Missouri Tornado Aftermath Photo Archive Naming Rural Families and Farmsteads, May 9, 1927
Photograph
Missouri tornado aftermath photographs recording the destruction of named rural homes, barns, and outbuildings in the wake of the May 9, 1927 storm, a direct local record of how one of the most destructive tornado days of the late 1920s was experienced at the level of individual families and farm properties. The captions identify owners and sites with views of houses reduced to foundations, barns flattened into timber heaps, and farm structures scattered across muddy lots.
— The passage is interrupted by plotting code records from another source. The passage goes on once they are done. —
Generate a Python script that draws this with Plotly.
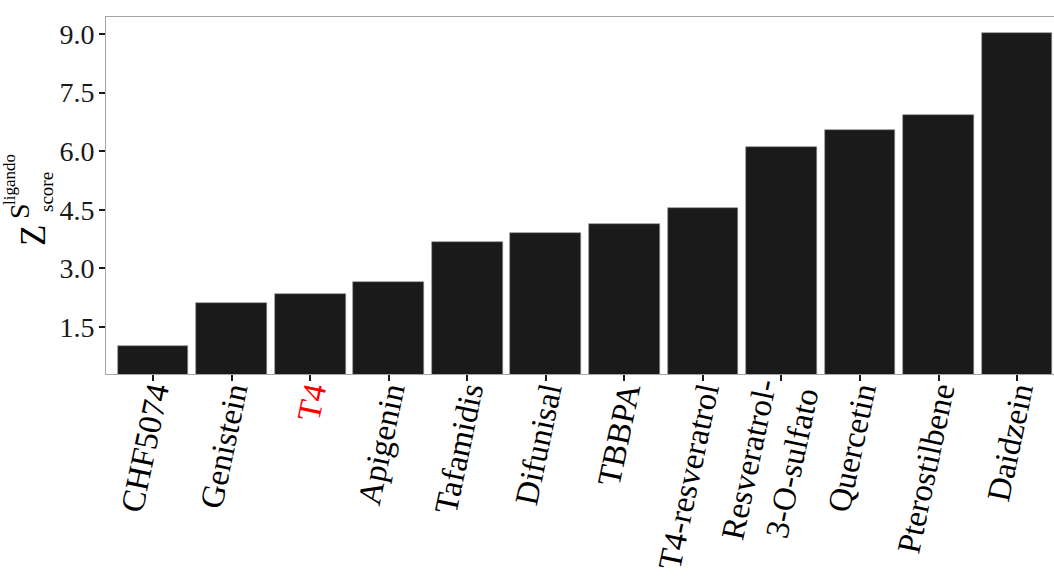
import plotly.graph_objects as go

categories = ["CHF5074", "Genistein", "T4", "Apigenin", "Tafamidis", "Difunisal",
              "TBBPA", "T4-resveratrol", "Resveratrol-<br>3-O-sulfato", "Quercetin",
              "Pterostilbene", "Daidzein"]
values = [1.01, 2.12, 2.35, 2.65, 3.67, 3.90, 4.13, 4.55, 6.12, 6.55, 6.93, 9.02]
label_colors = ["#000000", "#000000", "#ff0000", "#000000", "#000000", "#000000",
                "#000000", "#000000", "#000000", "#000000", "#000000", "#000000"]
ytick_vals = [1.5, 3.0, 4.5, 6.0, 7.5, 9.0]

xpos = list(range(len(categories)))
ticktext = [f'<span style="color:{c}">{t}</span>' for t, c in zip(categories, label_colors)]

fig = go.Figure()
fig.add_trace(go.Bar(
    x=xpos, y=values, width=0.9,
    marker=dict(color="#1a1a1a", line=dict(color="#8a8a8a", width=0.6)),
    showlegend=False,
))

serif = "Liberation Serif, Times New Roman, serif"

fig.update_layout(
    width=1054, height=577,
    margin=dict(l=106, r=0, t=17, b=203),
    plot_bgcolor="white", paper_bgcolor="white",
    font=dict(family=serif, color="#000000"),
    bargap=0,
    xaxis=dict(
        range=[-0.6, 11.47],
        automargin=False,
        tickmode="array", tickvals=xpos, ticktext=ticktext,
        tickangle=-78,
        tickfont=dict(family=serif, size=33, color="#000000"),
        ticks="outside", ticklen=6, tickwidth=2, tickcolor="#1a1a1a",
        ticklabelstandoff=-21,
        showline=True, linecolor="#a6a6a6", linewidth=1, mirror=True,
        showgrid=False, zeroline=False,
    ),
    yaxis=dict(
        range=[0.30, 9.435],
        automargin=False,
        tickmode="array", tickvals=ytick_vals, tickformat=".1f",
        tickfont=dict(family=serif, size=28, color="#1a1a1a"),
        ticks="outside", ticklen=6, tickwidth=2, tickcolor="#1a1a1a",
        ticklabelstandoff=-1,
        showline=True, linecolor="#a6a6a6", linewidth=1, mirror=True,
        showgrid=False, zeroline=False,
    ),
)

W, H = 948.0, 357.0
def px(x):
    return (x - 106) / W
def py(y):
    return (374 - y) / H

fig.add_annotation(text="Z", x=px(33), y=py(236), xref="paper", yref="paper",
                   textangle=-90, showarrow=False, xanchor="center", yanchor="middle",
                   font=dict(family=serif, size=35, color="#000000"))
fig.add_annotation(text="S", x=px(19), y=py(211), xref="paper", yref="paper",
                   textangle=-90, showarrow=False, xanchor="center", yanchor="middle",
                   font=dict(family=serif, size=28, color="#000000"))
fig.add_annotation(text="ligando", x=px(9), y=py(180), xref="paper", yref="paper",
                   textangle=-90, showarrow=False, xanchor="center", yanchor="middle",
                   font=dict(family=serif, size=17, color="#000000"))
fig.add_annotation(text="score", x=px(46), y=py(192), xref="paper", yref="paper",
                   textangle=-90, showarrow=False, xanchor="center", yanchor="middle",
                   font=dict(family=serif, size=19, color="#000000"))

fig.write_html("out.html")
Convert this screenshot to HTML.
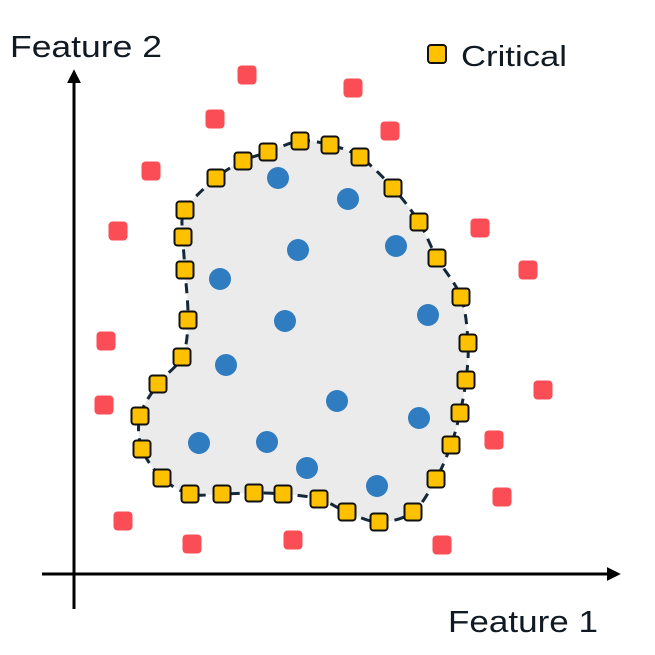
<!DOCTYPE html>
<html><head><meta charset="utf-8"><style>
html,body{margin:0;padding:0;background:#fff;}
svg{display:block;}
text{font-family:"Liberation Sans",sans-serif;fill:#111a22;}
</style></head><body>
<svg width="655" height="655" viewBox="0 0 655 655" xmlns="http://www.w3.org/2000/svg">
<defs>
<marker id="ah2" viewBox="0 0 10 10" markerWidth="14" markerHeight="14" refX="8" refY="5" orient="auto" markerUnits="userSpaceOnUse">
<path d="M0,0 L10,5 L0,10 Z" fill="#000"/>
</marker>
</defs>
<line x1="74" y1="609" x2="74" y2="72" stroke="#000" stroke-width="3" marker-end="url(#ah2)"/>
<line x1="42" y1="574" x2="618" y2="574" stroke="#000" stroke-width="3" marker-end="url(#ah2)"/>
<text x="10" y="57" font-size="31" textLength="152" lengthAdjust="spacingAndGlyphs">Feature 2</text>
<text x="448" y="632" font-size="31" textLength="150" lengthAdjust="spacingAndGlyphs">Feature 1</text>
<rect x="428" y="45" width="18" height="18" rx="3" fill="#fdc100" stroke="#111" stroke-width="2"/>
<text x="461" y="66" font-size="29" textLength="106" lengthAdjust="spacingAndGlyphs">Critical</text>
<path id="blob" d="" fill="#ebebeb" stroke="#14283a" stroke-width="3" stroke-dasharray="10 7"/>
<g id="reds" fill="#fb4d55"></g>
<g id="blues" fill="#2f7cc0"></g>
<g id="yel" fill="#fdc100" stroke="#111" stroke-width="2"></g>
</svg>
<script>
var Y=[[300,141],[330,145],[360,157],[393,188],[419,222],[437,258],[461,297],[468,343],[466,380],[460,413],[451,445],[436,479],[413,512],[379,522],[347,512],[319,499],[283,494],[254,493],[222,494],[190,494],[162,478],[142,449],[140,416],[158,384],[182,357],[188,320],[185,270],[183,237],[185,210],[216,178],[243,161],[268,152]];
var B=[[278,178],[348,199],[298,250],[396,246],[220,279],[285,321],[428,315],[226,365],[337,401],[419,418],[199,443],[267,442],[307,468],[377,486]];
var R=[[247,75],[353,88],[215,119],[390,131],[151,171],[118,231],[480,228],[528,270],[106,341],[104,405],[543,390],[494,440],[502,497],[123,521],[192,544],[293,540],[442,545]];
var ns="http://www.w3.org/2000/svg";
var n=Y.length,d="M"+Y[0][0]+","+Y[0][1];
for(var i=0;i<n;i++){var p0=Y[(i-1+n)%n],p1=Y[i],p2=Y[(i+1)%n],p3=Y[(i+2)%n];
d+=" C"+(p1[0]+(p2[0]-p0[0])/6)+","+(p1[1]+(p2[1]-p0[1])/6)+" "+(p2[0]-(p3[0]-p1[0])/6)+","+(p2[1]-(p3[1]-p1[1])/6)+" "+p2[0]+","+p2[1];}
document.getElementById("blob").setAttribute("d",d+"Z");
function add(g,tag,attrs){var e=document.createElementNS(ns,tag);for(var k in attrs)e.setAttribute(k,attrs[k]);document.getElementById(g).appendChild(e);}
R.forEach(function(p){add("reds","rect",{x:p[0]-9.5,y:p[1]-9.5,width:19,height:19,rx:4});});
B.forEach(function(p){add("blues","circle",{cx:p[0],cy:p[1],r:11});});
Y.forEach(function(p){add("yel","rect",{x:p[0]-8.5,y:p[1]-8.5,width:17,height:17,rx:3});});
</script>
</body></html>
In Missouri, May 9, 1927 formed part of a broader multistate tornado outbreak, and an inclusion of a photo of the Bagnell Dam links this intimate collection to rural Missouri.Photo archive of 9 black and white photographs affixed to album leaves, most measuring 3.25" x 5". Photographs retain manuscript captions beneath the mounts, including “Home of J.W. Doiyer[?] destroyed by cyclone,” “Different views of the store,” “Miller house on O. D. Scott farm,” and “O. D. Scott’s barn destroyed by Cyclone / May 9, 1927.” The images show complete structural failure across a farm landscape with images of collapsed barns with roof timbers splayed outward, house sites reduced to low debris fields, broken framing piled beside standing brick chimney sections, and muddy ground strewn with boards, fencing, and household remnants. One image shows several people standing in front of a heavily damaged store building, while another larger mounted photograph records the Bagnell Dam area under construction. Because construction at Bagnell Dam began in 1929, that view appears to be a separate, later image grouped with the tornado material rather than part of the May 9, 1927 storm sequence.
These photographs depict the May 9, 1927 disaster that killed at least 98 people in the Poplar Bluff tornado alone and injured roughly 300 more. One photograph cut in half and showing two women; album leaves chipped, with photographs otherwise generally clear and legible. Overall very good condition. This tornado gives a local view of disrupted agricultural work, erased storage and shelter for animals and machinery, and damage of the property base on which rural families depended.